使用pandas，Python 数据分析库，来处理、分析和可视化存储在 InfluxDB 集群数据库中的数据。

pandas 是一个开源的、BSD 许可的库，为 Python 编程语言提供了高性能、易于使用的数据结构和数据分析工具。
pandas 文档

安装先决条件
安装 pandas
使用 PyArrow 将查询结果转换为 pandas
使用 pandas 分析数据
- 查看数据信息和统计信息
- 下采样时间序列

安装先决条件

本指南中的示例假定使用 Python 虚拟环境和 InfluxDB v3 influxdb3-python Python 客户端库。

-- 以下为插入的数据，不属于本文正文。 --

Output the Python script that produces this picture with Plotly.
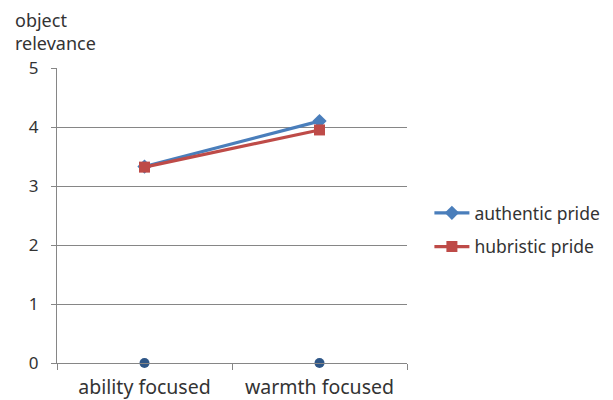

有关更多信息，请参阅如何使用 Python 查询 InfluxDB的说明。

安装 influxdb3-python 还会安装提供 Apache Arrow Python 绑定的 pyarrow 库。

安装 pandas

要使用 pandas，您需要安装和导入 pandas 库。

在您的终端中，使用 pip 在您的活动 Python 虚拟环境中安装 pandas

pip install pandas

使用 PyArrow 将查询结果转换为 pandas

以下步骤使用 Python、influxdb3-python 和 pyarrow 查询 InfluxDB 并将 Arrow 数据流式传输到 pandas DataFrame。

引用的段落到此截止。